Jack McMorrow is the Maine stringer for the New York Times, having deliberately moved himself away from the pressures of cutting-edge journalism. However, his semi-retirement from the fray hasn't isolated him from high-profile crime cases; this is the latest addition to Gerry Boyle's series about him and his permanent other, Roxanne Masterson, a social worker.

It's through Roxanne that Jack is brought into this latest case. The daughter of powerful, wealthy (think Kennedys) David and Maddie Connelly has been reported as suffering bruises that might indicate child abuse, and Jack tags along when Roxanne goes to interview the family. They get drawn into the Connellys' social circle, meeting various of the staff of the Connellys' own foundation. A few days later, Jack goes to a crime scene and finds that the victim is Angel Moretti, a sexbomb temptress and, seemingly, manipulating cocktease whom he met during a Connelly gathering. As he tries, with Roxanne's assistance, to track down the killer he is both threatened by hoodlums and cooperated with by the Connellys.

But are the Connellys all that they seem? Are they genuinely cooperating? For all that they blame a sacked and now conveniently disappeared nanny, could it be that they were indeed responsible for those bruises? Is it possible for Jack to do his job as a reporter while at the same time doing his job as (now) a friend to make sure the Connellys are subjected to as little unjustified public attention as possible? Is there a Mob involvement? And why is Maddie Connelly – the woman who seems to have everything – seemingly so scared of her own shadow?

There are plenty of questions to be asked, and Jack sets about finding the answers – aware all the time that the killer may be closer to Roxanne and himself than he thinks.

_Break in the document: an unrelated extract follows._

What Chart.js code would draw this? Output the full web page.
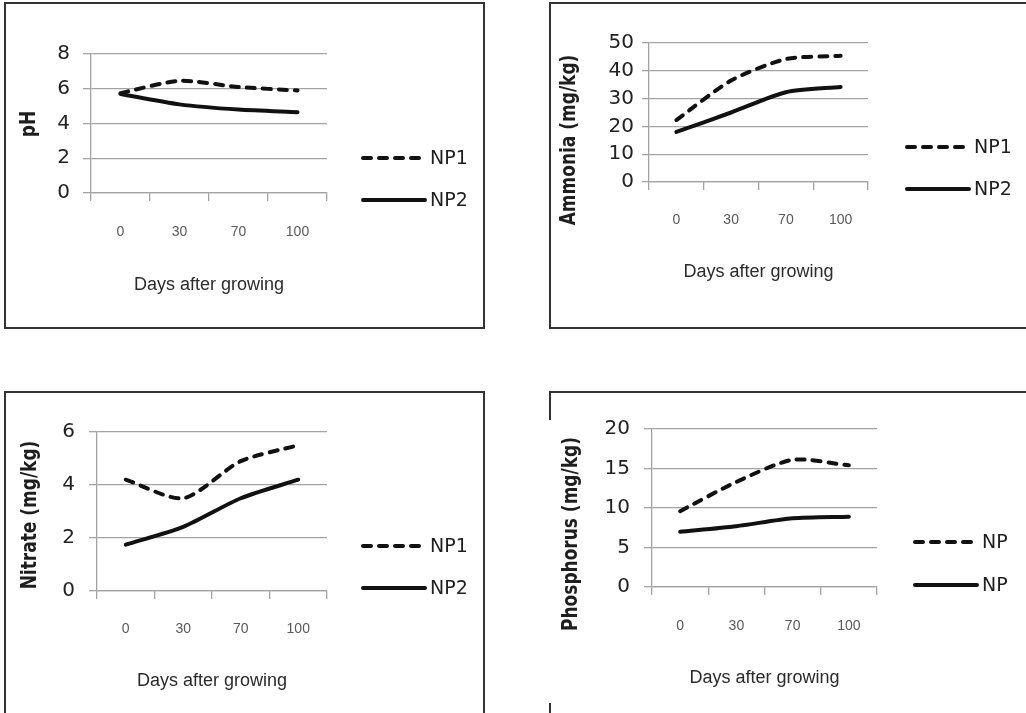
<!DOCTYPE html>
<html lang="en">
<head>
<meta charset="UTF-8">
<title>Soil parameters - days after growing</title>
<style>
    body {
        margin: 0;
        background: #fff;
        width: 1026px;
        height: 713px;
        overflow: hidden;
        position: relative;
        font-family: "DejaVu Sans", sans-serif;
    }

    canvas {
        position: absolute;
    }

    .frame {
        position: absolute;
        box-sizing: border-box;
        border: 2px solid #333;
        pointer-events: none;
    }

    .bar {
        position: absolute;
        background: #333;
    }
</style>
</head>
<body>
    <canvas id="c1" width="481" height="327" style="left:4px;top:2px"></canvas>
    <canvas id="c2" width="477" height="327" style="left:549px;top:2px"></canvas>
    <canvas id="c3" width="481" height="322" style="left:4px;top:391px"></canvas>
    <canvas id="c4" width="477" height="322" style="left:549px;top:391px"></canvas>

    <!-- panel frames -->
    <div class="frame" style="left:4px;top:2px;width:481px;height:327px"></div>
    <div class="frame" style="left:549px;top:2px;width:500px;height:327px;border-right:none"></div>
    <div class="frame" style="left:4px;top:391px;width:481px;height:340px;border-bottom:none"></div>
    <div class="bar" style="left:549px;top:391px;width:480px;height:2px"></div>
    <div class="bar" style="left:549px;top:391px;width:2px;height:29px"></div>
    <div class="bar" style="left:549px;top:703px;width:2px;height:10px"></div>

    <script src="https://cdn.jsdelivr.net/npm/chart.js"></script>
    <script>
        // categories
        const days = ['0', '30', '70', '100'];

        // values
        const phNP1 = [5.75, 6.45, 6.1, 5.9];
        const phNP2 = [5.7, 5.1, 4.8, 4.65];
        const ammoniaNP1 = [22.3, 36.5, 44.2, 45.4];
        const ammoniaNP2 = [18, 25, 32.3, 34.2];
        const nitrateNP1 = [4.2, 3.5, 4.9, 5.5];
        const nitrateNP2 = [1.75, 2.42, 3.5, 4.2];
        const phosNP1 = [9.6, 13.3, 16.1, 15.4];
        const phosNP2 = [7.0, 7.7, 8.7, 8.9];

        // legend labels (the last panel shows them cut off)
        const legendFull = ['NP1', 'NP2'];
        const legendCut = ['NP', 'NP'];

        const lineColor = '#111';
        const gridColor = '#a3a3a3';

        // y axis title + legend drawn next to the plot
        const panelDecor = {
            id: 'panelDecor',
            afterDraw(chart, args, opts) {
                const ctx = chart.ctx;
                ctx.save();
                ctx.translate(opts.titleX, opts.titleY);
                ctx.rotate(-Math.PI / 2);
                ctx.scale(1, 1.2); // the source figure is a bit stretched sideways
                ctx.font = 'bold 17px "DejaVu Sans"';
                ctx.fillStyle = '#1e1e1e';
                ctx.textAlign = 'center';
                ctx.textBaseline = 'middle';
                ctx.fillText(opts.title, 0, 0);
                ctx.restore();

                chart.data.datasets.forEach((ds, i) => {
                    const y = opts.legendY[i];
                    ctx.save();
                    ctx.strokeStyle = ds.borderColor;
                    ctx.lineWidth = ds.borderWidth;
                    ctx.lineCap = 'round';
                    ctx.setLineDash(ds.borderDash || []);
                    ctx.beginPath();
                    ctx.moveTo(opts.legendX, y);
                    ctx.lineTo(opts.legendX + 62, y);
                    ctx.stroke();
                    ctx.setLineDash([]);
                    ctx.font = '19px "DejaVu Sans"';
                    ctx.fillStyle = '#1e1e1e';
                    ctx.textAlign = 'left';
                    ctx.textBaseline = 'middle';
                    ctx.fillText(ds.label, opts.legendX + 67, y + 1);
                    ctx.restore();
                });
            }
        };

        function makeChart(id, p) {
            const ctx = document.getElementById(id).getContext('2d');
            return new Chart(ctx, {
                type: 'line',
                data: {
                    labels: days,
                    datasets: [{
                        label: p.names[0],
                        data: p.s1,
                        borderColor: lineColor,
                        borderWidth: 4,
                        borderDash: [8, 8],
                        borderCapStyle: 'round',
                        borderJoinStyle: 'round',
                        pointRadius: 0,
                        tension: 0.25,
                        fill: false
                    }, {
                        label: p.names[1],
                        data: p.s2,
                        borderColor: lineColor,
                        borderWidth: 4,
                        borderCapStyle: 'round',
                        borderJoinStyle: 'round',
                        pointRadius: 0,
                        tension: 0.25,
                        fill: false
                    }]
                },
                options: {
                    responsive: false,
                    animation: false,
                    devicePixelRatio: 1,
                    layout: { padding: { left: 0, top: p.top, right: p.right, bottom: 0 } },
                    plugins: {
                        legend: { display: false },
                        tooltip: { enabled: false },
                        panelDecor: {
                            title: p.title,
                            titleX: p.titleX,
                            titleY: p.titleY,
                            legendX: p.legendX,
                            legendY: p.legendY
                        }
                    },
                    scales: {
                        x: {
                            type: 'category',
                            offset: true,
                            grid: {
                                offset: true,
                                drawOnChartArea: false,
                                drawTicks: true,
                                tickLength: 8,
                                color: gridColor,
                                lineWidth: 1.3
                            },
                            border: { display: true, color: gridColor, width: 1.3 },
                            ticks: {
                                font: { family: '"Liberation Sans"', size: 14 },
                                color: '#595959',
                                padding: p.xPad,
                                maxRotation: 0
                            },
                            title: {
                                display: true,
                                text: 'Days after growing',
                                font: { family: '"Liberation Sans"', size: 18 },
                                color: '#2b2b2b',
                                padding: { top: 0, bottom: p.xTitleBottom }
                            },
                            afterFit(s) { s.height = p.xH; }
                        },
                        y: {
                            min: p.min,
                            max: p.max,
                            grid: { color: gridColor, lineWidth: 1.3, tickLength: p.yTick },
                            border: { display: true, color: gridColor, width: 1.3 },
                            ticks: {
                                stepSize: p.step,
                                padding: p.yPad,
                                font: { family: '"DejaVu Sans"', size: 20 },
                                color: '#222'
                            },
                            afterFit(s) { s.width = p.yW; }
                        }
                    }
                },
                plugins: [panelDecor]
            });
        }

        makeChart('c1', {
            names: legendFull, s1: phNP1, s2: phNP2,
            min: 0, max: 8, step: 2, title: 'pH',
            top: 52, right: 158, yW: 87, xH: 136, xPad: 23, xTitleBottom: 33,
            yTick: 8, yPad: 13,
            titleX: 26, titleY: 122, legendX: 359, legendY: [156, 198]
        });

        makeChart('c2', {
            names: legendFull, s1: ammoniaNP1, s2: ammoniaNP2,
            min: 0, max: 50, step: 10, title: 'Ammonia (mg/kg)',
            top: 41, right: 158, yW: 100, xH: 147, xPad: 22, xTitleBottom: 46,
            yTick: 7, yPad: 8,
            titleX: 21, titleY: 138, legendX: 358, legendY: [145, 187]
        });

        makeChart('c3', {
            names: legendFull, s1: nitrateNP1, s2: nitrateNP2,
            min: 0, max: 6, step: 2, title: 'Nitrate (mg/kg)',
            top: 41, right: 158, yW: 93, xH: 122, xPad: 22, xTitleBottom: 21,
            yTick: 8, yPad: 14,
            titleX: 27, titleY: 124, legendX: 359, legendY: [155, 197]
        });

        makeChart('c4', {
            names: legendCut, s1: phosNP1, s2: phosNP2,
            min: 0, max: 20, step: 5, title: 'Phosphorus (mg/kg)',
            top: 38, right: 149, yW: 103, xH: 126, xPad: 23, xTitleBottom: 24,
            yTick: 8, yPad: 14,
            titleX: 23, titleY: 143, legendX: 366, legendY: [151, 194]
        });
    </script>
</body>
</html>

The combination of mystery and thriller is not always easy to achieve – ratiocination and action thrills offer two different forms of excitement – but Boyle makes a very good fist of it in this novel; the final fifty pages or so are as compulsive as anything you'll find in any edge-of-your-chair thriller. There's one major "cheat" in the ratiocination aspect of the tale: I can't detail it for fear of giving away too much, but essentially Jack is seriously misinformed about something for no apparent purpose other than to mislead the reader. Aside from that, this is a good detective novel as well as well as an effective thriller.

The characterization is nicely done as well; for the most part one gets the impression one has come to know these people. (The portrayal of the victim is especially vivid.) The writing's nice without being prissy, and there are some good one-liners. Yet my enthusiasm was tempered, partly because of the "cheat" mentioned above and partly because what the novel doesn't quite succeed in capturing is atmosphere. The two principal settings are rural Maine and Boston, and certainly this reader didn't get the feel of either. That, of course, doesn't matter too much if everything else is working well; but it does render Pretty Dead less lingering than it might have been.